*EXERCISE PROMPT:*
Collect the lines of the entries where "this" shows up.

*MATERIAL PROVIDED:*

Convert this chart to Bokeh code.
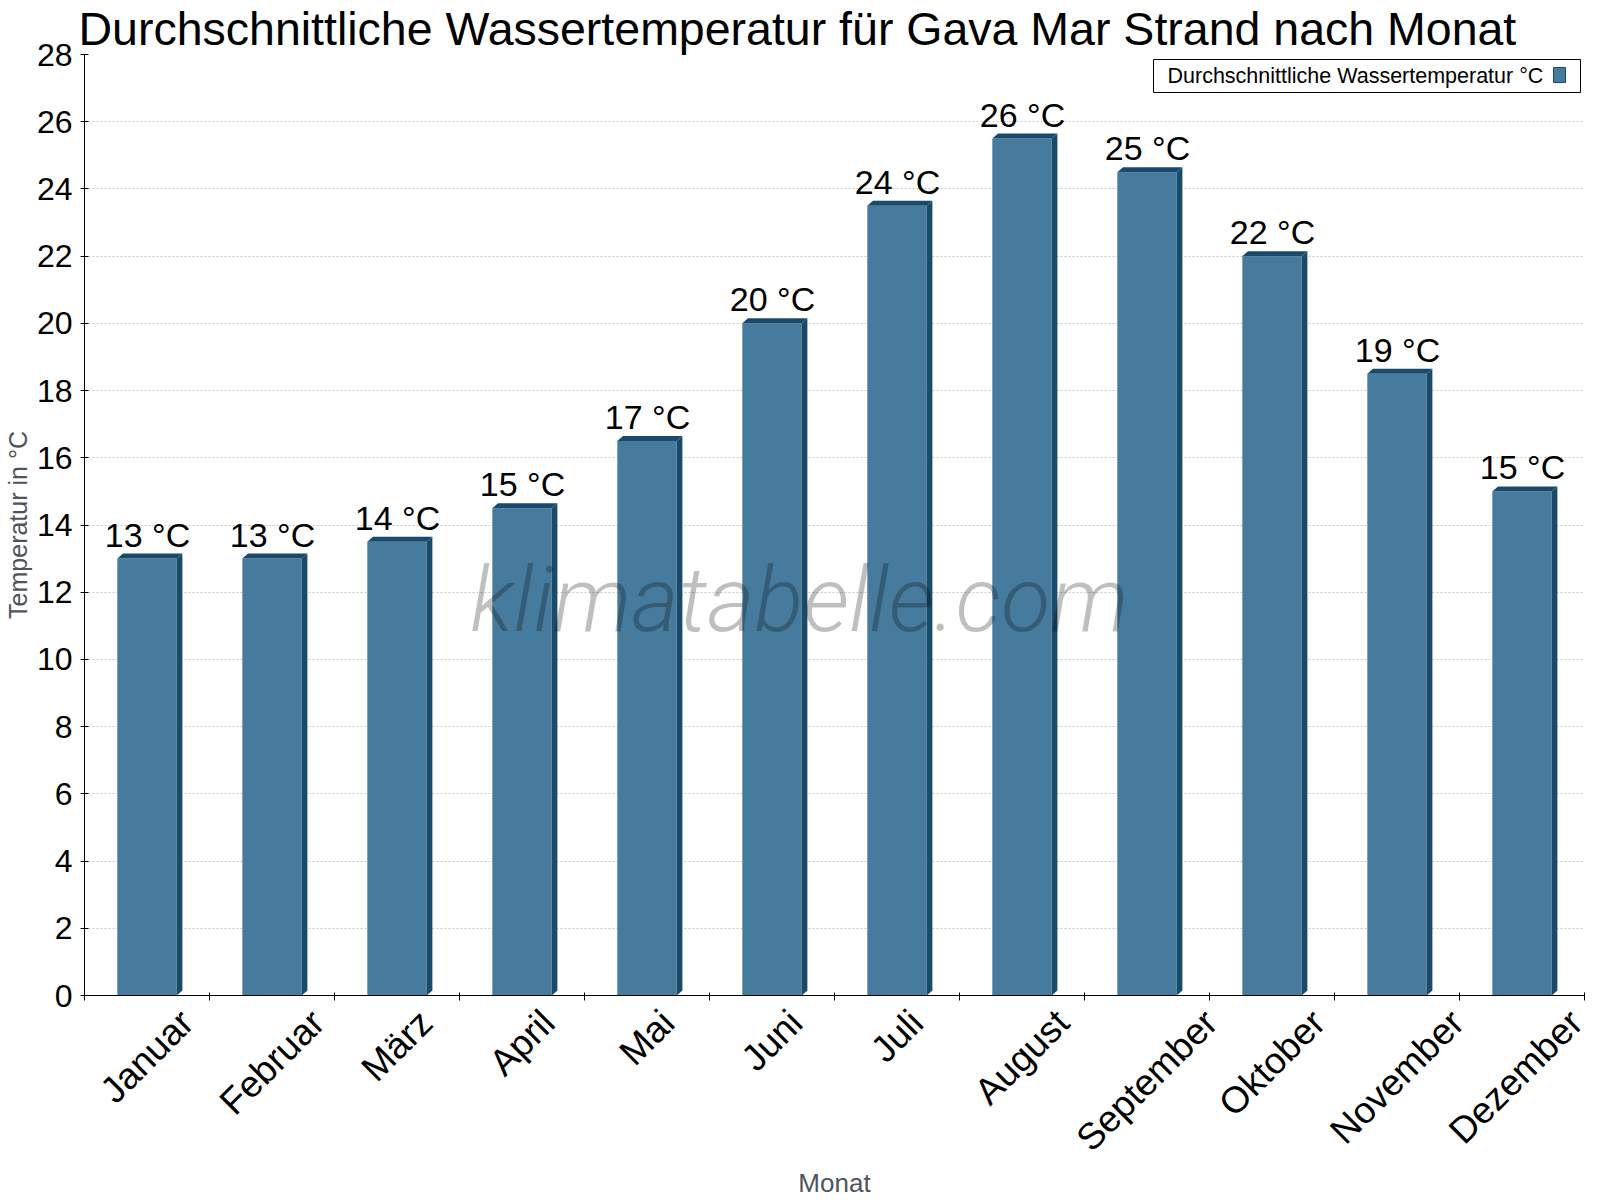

---

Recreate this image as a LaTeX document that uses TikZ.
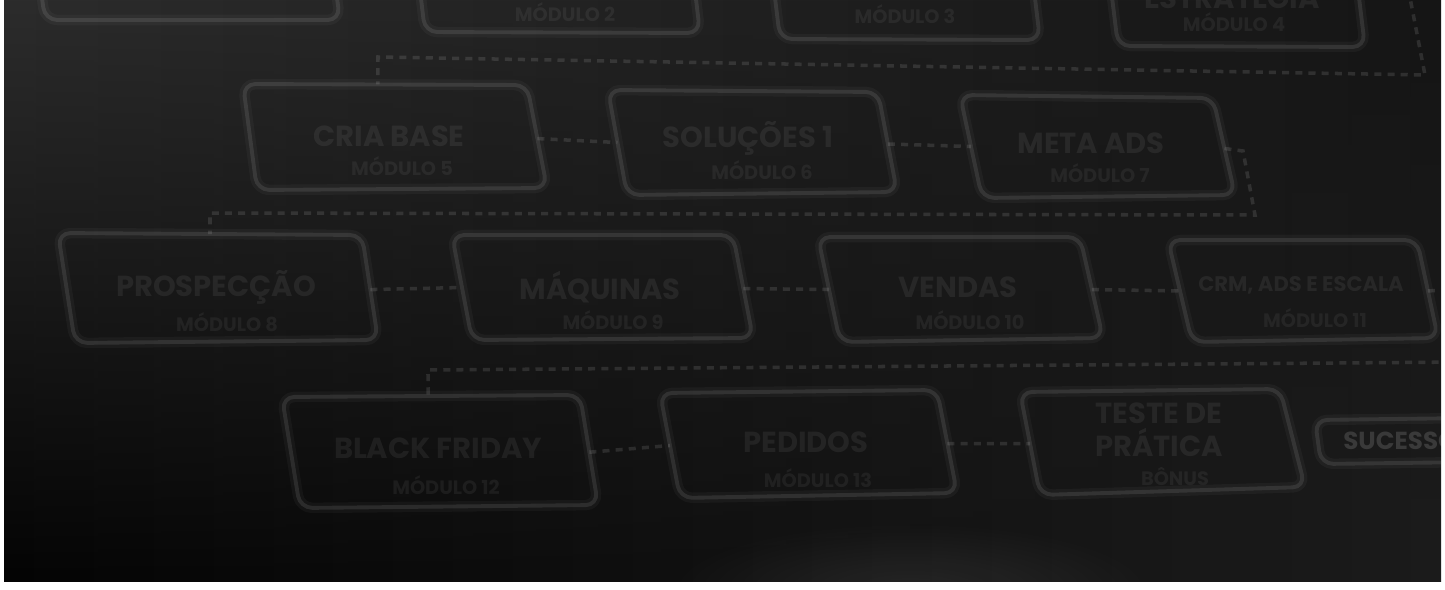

--

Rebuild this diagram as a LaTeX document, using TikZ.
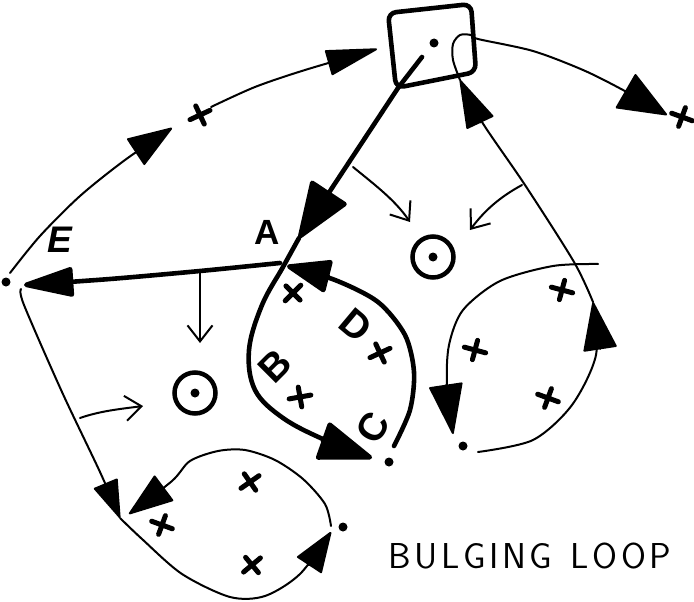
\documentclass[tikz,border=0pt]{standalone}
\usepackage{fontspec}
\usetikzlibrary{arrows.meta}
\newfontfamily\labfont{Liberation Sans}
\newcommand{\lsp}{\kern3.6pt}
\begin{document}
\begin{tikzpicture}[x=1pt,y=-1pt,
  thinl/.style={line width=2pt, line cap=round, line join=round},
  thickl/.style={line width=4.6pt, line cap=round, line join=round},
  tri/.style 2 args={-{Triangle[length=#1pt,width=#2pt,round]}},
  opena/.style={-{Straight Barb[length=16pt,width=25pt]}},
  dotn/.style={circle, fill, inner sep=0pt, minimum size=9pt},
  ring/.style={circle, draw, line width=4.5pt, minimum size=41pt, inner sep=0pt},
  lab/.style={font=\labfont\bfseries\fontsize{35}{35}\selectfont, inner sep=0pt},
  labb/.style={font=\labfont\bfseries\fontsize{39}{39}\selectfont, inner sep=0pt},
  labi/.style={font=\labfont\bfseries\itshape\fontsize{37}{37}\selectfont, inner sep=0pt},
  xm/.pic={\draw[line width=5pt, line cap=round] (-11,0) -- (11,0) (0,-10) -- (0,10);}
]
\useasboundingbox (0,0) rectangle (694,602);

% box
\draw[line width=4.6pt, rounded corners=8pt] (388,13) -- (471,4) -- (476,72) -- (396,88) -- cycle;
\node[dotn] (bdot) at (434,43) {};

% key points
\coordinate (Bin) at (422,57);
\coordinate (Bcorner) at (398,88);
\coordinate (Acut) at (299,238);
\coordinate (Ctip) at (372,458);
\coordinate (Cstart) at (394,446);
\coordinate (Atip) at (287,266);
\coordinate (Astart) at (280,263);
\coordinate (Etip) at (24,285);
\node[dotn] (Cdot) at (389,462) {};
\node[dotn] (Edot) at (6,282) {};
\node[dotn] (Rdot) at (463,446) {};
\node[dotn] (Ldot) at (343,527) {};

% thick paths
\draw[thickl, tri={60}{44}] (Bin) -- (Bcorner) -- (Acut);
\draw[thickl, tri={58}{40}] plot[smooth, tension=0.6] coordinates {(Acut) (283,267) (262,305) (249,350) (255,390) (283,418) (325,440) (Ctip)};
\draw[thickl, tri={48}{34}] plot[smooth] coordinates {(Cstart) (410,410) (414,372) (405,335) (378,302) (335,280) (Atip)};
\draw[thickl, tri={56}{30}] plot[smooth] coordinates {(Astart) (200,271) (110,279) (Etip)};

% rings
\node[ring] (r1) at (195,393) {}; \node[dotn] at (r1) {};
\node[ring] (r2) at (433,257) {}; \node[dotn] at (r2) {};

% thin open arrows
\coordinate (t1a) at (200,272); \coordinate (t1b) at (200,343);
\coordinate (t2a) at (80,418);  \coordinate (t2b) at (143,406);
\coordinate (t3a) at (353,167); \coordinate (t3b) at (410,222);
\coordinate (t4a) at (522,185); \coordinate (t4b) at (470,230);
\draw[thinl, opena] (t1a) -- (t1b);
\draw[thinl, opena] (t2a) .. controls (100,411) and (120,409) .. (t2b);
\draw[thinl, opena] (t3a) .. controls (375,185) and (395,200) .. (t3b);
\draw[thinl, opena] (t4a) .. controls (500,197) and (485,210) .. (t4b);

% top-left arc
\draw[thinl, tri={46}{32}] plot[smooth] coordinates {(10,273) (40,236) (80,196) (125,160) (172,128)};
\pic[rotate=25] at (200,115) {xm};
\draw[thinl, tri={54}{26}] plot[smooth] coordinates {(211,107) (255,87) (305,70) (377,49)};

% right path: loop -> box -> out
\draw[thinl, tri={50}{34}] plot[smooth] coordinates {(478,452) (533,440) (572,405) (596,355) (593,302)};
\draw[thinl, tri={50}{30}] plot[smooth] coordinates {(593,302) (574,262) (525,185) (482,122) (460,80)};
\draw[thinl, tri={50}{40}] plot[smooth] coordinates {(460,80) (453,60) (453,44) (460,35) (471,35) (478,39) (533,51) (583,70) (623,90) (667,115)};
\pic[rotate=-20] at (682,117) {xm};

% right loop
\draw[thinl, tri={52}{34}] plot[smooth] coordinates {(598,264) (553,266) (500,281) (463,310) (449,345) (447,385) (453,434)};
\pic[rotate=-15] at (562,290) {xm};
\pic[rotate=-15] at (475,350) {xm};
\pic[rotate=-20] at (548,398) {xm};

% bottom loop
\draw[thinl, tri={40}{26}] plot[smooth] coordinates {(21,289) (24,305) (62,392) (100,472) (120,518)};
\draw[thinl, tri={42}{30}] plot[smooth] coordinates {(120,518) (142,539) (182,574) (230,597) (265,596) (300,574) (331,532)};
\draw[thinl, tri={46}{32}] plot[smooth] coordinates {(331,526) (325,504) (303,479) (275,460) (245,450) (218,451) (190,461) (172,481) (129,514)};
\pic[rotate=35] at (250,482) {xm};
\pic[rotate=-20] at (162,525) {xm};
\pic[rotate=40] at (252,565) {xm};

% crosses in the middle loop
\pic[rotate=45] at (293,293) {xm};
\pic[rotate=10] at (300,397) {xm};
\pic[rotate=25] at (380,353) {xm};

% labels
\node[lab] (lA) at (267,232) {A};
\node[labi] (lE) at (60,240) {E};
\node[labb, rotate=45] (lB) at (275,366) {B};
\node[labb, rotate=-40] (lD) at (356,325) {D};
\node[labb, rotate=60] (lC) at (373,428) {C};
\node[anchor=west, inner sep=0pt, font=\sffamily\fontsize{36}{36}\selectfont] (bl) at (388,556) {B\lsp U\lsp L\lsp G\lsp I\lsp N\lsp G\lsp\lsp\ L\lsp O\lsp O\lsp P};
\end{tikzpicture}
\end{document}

*FINISHED EXERCISE:*
Convert this chart to Bokeh code.
Recreate this image as a LaTeX document that uses TikZ.
Rebuild this diagram as a LaTeX document, using TikZ.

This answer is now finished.